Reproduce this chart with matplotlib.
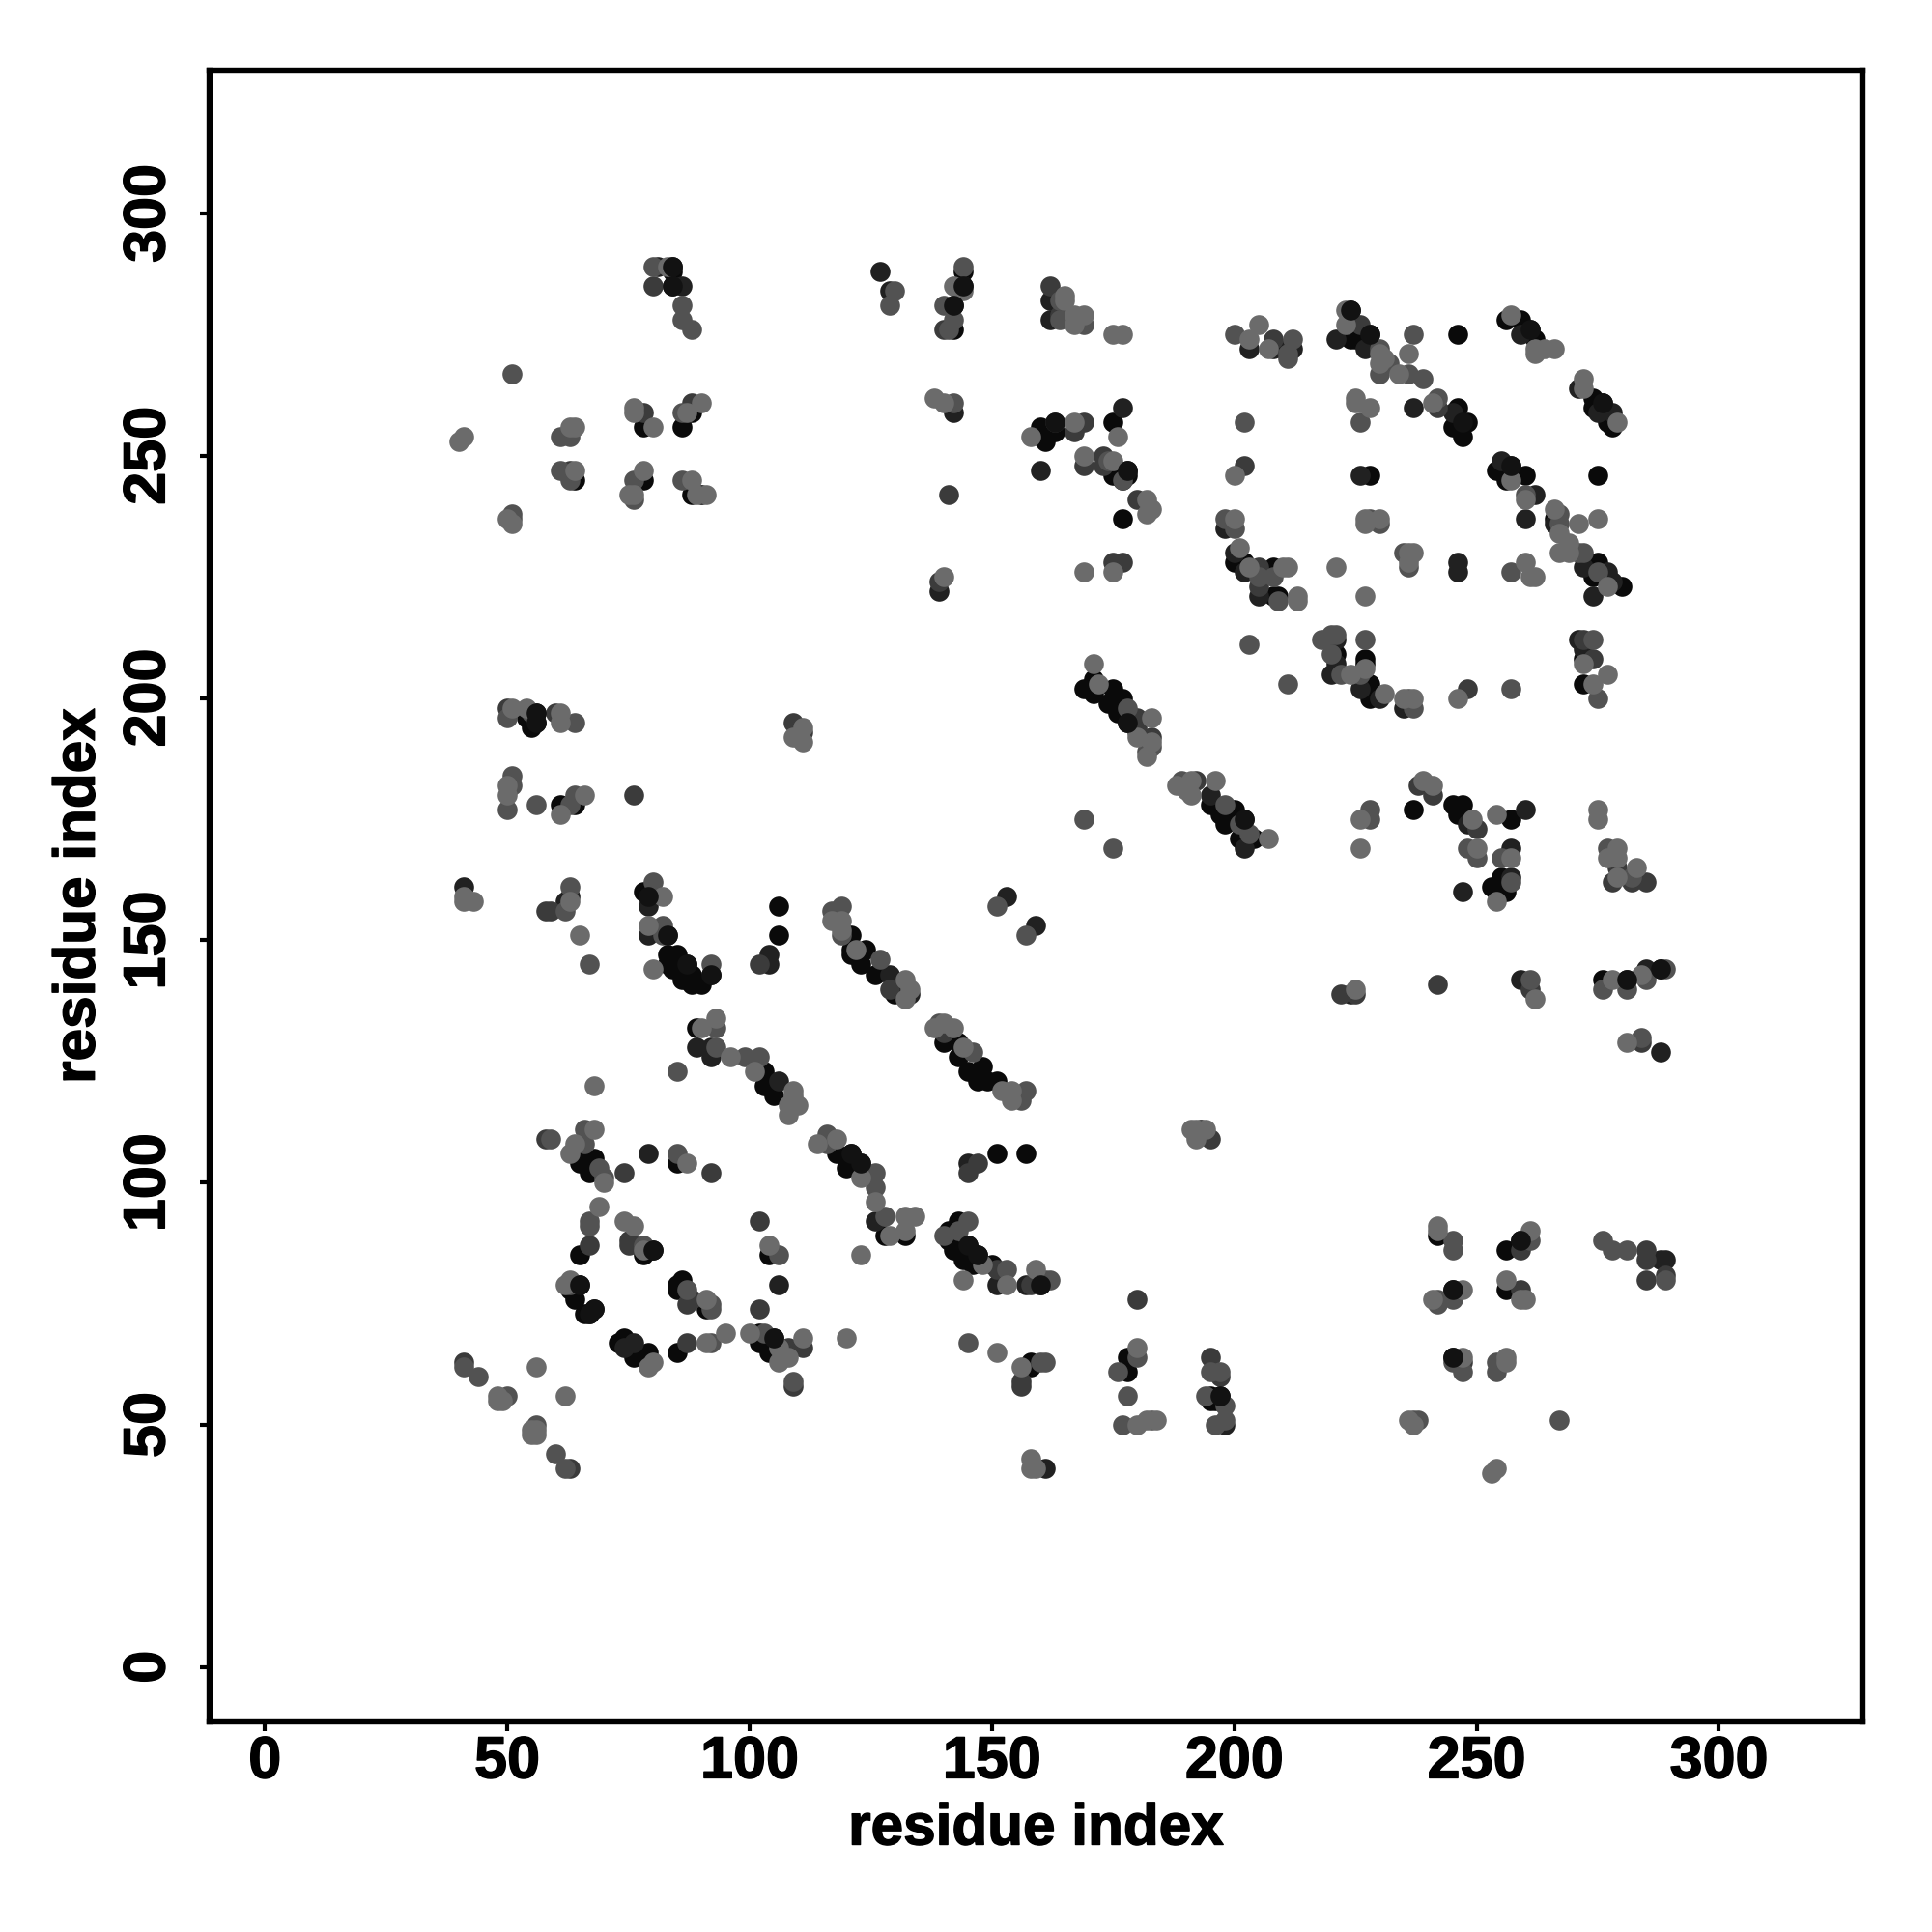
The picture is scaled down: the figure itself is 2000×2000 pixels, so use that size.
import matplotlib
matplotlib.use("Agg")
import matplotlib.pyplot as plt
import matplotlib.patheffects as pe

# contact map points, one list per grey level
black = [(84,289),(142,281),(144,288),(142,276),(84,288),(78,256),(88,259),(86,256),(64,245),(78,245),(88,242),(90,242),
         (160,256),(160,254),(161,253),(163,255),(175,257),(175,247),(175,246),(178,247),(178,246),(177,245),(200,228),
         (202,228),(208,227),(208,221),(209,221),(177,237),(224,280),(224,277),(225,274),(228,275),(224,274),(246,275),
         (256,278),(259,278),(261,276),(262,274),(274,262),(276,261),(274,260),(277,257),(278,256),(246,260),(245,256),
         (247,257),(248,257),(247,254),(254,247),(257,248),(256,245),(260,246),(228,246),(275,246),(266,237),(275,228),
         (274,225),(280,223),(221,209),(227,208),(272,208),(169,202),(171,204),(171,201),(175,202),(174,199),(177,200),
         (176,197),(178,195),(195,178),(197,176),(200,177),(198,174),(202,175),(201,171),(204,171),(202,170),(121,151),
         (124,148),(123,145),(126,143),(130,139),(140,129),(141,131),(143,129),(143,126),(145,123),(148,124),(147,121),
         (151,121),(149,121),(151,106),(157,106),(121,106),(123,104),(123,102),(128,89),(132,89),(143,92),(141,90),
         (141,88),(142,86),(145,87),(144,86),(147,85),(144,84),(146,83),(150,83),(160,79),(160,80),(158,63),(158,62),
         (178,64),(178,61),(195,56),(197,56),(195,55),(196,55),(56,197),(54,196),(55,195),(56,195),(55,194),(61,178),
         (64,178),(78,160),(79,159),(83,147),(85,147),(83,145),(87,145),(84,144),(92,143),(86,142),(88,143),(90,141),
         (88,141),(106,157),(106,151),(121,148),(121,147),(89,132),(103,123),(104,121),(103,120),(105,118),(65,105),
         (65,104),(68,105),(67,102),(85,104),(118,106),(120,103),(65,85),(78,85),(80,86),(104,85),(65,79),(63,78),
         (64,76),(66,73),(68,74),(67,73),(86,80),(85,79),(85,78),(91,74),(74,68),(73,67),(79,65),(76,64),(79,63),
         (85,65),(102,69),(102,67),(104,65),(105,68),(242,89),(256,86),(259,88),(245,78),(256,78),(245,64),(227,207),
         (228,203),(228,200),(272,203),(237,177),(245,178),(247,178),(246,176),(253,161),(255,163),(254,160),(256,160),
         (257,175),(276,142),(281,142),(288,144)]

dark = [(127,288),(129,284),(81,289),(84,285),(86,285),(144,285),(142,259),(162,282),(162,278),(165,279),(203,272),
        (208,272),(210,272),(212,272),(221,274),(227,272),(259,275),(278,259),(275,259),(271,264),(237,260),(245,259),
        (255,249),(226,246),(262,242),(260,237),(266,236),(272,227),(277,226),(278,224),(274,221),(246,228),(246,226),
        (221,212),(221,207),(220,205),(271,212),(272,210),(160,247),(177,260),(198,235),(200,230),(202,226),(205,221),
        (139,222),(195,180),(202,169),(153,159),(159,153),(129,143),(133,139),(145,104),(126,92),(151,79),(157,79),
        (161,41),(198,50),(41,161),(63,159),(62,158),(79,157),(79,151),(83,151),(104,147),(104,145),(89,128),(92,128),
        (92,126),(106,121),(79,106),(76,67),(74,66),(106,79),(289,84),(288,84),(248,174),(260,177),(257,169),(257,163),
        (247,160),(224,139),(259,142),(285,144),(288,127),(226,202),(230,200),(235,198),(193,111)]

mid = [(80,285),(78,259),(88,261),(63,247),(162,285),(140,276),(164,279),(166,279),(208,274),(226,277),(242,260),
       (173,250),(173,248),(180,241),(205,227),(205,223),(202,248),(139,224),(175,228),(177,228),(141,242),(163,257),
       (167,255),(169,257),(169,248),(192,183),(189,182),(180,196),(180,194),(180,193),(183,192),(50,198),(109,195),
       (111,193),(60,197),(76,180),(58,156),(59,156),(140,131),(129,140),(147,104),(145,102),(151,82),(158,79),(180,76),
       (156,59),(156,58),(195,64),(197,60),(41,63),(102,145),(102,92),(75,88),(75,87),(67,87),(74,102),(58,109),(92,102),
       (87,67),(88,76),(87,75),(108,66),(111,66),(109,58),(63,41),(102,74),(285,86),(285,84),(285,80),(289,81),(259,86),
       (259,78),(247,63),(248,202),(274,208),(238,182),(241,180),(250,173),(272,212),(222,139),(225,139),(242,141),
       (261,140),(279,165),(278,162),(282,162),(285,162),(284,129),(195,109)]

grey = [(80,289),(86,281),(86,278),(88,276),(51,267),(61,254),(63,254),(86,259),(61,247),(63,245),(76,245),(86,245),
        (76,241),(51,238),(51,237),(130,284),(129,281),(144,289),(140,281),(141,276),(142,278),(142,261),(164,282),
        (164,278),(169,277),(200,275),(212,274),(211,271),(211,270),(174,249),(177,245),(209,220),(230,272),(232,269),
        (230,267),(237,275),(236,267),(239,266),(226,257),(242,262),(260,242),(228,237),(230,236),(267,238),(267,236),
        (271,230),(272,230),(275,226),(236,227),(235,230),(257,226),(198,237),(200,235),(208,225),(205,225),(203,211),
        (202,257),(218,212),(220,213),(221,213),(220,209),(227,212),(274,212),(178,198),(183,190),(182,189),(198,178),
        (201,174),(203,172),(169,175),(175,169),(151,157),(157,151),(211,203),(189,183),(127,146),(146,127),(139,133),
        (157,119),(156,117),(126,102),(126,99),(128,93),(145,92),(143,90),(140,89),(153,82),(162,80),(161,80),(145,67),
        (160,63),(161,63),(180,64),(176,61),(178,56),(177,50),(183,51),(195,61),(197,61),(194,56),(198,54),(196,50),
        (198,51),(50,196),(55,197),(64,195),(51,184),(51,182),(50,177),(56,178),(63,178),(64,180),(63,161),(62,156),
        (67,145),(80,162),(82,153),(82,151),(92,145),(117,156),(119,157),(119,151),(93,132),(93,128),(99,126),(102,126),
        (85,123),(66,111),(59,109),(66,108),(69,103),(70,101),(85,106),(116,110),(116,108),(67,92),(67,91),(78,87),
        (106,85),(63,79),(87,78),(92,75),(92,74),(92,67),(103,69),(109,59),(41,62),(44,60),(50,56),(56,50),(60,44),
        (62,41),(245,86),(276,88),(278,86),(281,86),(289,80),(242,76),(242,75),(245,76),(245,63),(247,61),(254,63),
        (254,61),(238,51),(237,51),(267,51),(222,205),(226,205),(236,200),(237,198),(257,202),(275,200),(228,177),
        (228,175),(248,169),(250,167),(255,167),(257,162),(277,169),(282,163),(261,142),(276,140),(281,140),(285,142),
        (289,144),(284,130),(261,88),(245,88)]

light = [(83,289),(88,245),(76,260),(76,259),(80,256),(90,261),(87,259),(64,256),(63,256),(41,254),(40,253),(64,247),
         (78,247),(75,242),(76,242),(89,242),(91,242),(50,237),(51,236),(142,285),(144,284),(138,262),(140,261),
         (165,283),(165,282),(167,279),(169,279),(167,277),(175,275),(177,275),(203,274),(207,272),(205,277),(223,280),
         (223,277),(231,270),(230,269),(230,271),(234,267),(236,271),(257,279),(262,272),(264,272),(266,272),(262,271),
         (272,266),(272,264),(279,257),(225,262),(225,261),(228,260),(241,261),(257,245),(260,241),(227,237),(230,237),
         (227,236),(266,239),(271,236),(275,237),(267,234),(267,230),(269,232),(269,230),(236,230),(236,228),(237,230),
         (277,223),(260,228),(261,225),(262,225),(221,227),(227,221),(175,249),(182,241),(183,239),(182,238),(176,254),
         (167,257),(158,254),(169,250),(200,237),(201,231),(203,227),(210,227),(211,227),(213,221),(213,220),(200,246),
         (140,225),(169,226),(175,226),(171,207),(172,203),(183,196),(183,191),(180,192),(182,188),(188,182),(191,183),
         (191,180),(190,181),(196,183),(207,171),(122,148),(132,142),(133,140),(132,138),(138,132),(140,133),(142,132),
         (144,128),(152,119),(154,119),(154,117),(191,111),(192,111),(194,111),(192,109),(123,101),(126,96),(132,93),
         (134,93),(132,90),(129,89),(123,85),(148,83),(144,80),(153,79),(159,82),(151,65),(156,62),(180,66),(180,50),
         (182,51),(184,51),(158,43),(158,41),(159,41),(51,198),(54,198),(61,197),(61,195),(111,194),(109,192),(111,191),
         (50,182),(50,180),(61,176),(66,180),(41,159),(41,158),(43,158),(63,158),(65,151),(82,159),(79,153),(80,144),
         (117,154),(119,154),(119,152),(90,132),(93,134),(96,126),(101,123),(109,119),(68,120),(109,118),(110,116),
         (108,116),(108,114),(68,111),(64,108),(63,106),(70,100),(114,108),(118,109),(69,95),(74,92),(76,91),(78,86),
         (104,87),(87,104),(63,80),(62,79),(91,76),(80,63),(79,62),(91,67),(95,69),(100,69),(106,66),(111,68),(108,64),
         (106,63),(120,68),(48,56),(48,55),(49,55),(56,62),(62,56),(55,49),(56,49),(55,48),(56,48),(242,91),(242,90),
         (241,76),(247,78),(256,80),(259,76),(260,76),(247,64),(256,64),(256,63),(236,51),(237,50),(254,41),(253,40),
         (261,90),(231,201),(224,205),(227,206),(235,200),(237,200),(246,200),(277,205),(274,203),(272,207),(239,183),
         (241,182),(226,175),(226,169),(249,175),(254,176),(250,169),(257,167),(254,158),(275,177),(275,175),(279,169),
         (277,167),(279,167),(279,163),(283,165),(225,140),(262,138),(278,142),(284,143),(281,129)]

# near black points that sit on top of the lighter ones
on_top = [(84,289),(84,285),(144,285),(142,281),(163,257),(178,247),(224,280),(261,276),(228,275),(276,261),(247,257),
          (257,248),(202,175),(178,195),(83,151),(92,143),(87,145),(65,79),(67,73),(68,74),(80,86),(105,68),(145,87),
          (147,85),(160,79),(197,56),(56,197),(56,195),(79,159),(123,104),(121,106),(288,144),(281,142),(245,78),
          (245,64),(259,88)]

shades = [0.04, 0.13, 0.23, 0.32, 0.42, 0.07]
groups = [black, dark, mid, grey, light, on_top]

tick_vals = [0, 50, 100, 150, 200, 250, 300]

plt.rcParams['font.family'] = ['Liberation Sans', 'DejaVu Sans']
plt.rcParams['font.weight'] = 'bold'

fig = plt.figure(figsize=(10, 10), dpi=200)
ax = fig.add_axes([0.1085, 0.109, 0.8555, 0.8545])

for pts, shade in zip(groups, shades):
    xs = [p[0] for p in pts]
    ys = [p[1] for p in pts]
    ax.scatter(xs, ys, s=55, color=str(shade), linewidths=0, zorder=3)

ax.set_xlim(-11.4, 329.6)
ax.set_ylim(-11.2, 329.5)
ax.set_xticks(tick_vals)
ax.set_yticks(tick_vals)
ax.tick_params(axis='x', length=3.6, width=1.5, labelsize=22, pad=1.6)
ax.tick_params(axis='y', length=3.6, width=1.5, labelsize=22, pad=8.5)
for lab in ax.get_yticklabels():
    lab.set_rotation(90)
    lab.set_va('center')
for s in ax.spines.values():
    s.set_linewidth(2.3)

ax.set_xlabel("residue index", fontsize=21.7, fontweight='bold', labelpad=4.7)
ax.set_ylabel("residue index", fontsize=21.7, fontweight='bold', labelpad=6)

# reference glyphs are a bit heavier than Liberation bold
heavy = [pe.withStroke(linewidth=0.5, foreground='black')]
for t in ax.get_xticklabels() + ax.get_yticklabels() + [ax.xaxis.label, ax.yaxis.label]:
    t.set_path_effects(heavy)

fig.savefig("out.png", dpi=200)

◇ ◇ ◇

(Set exercise):
Give back exactly the lines from the first line of the data through the line with "import matplotlib.patheffects as pe", pictures excluded.

(Answer to the exercise):
Reproduce this chart with matplotlib.
The picture is scaled down: the figure itself is 2000×2000 pixels, so use that size.
import matplotlib
matplotlib.use("Agg")
import matplotlib.pyplot as plt
import matplotlib.patheffects as pe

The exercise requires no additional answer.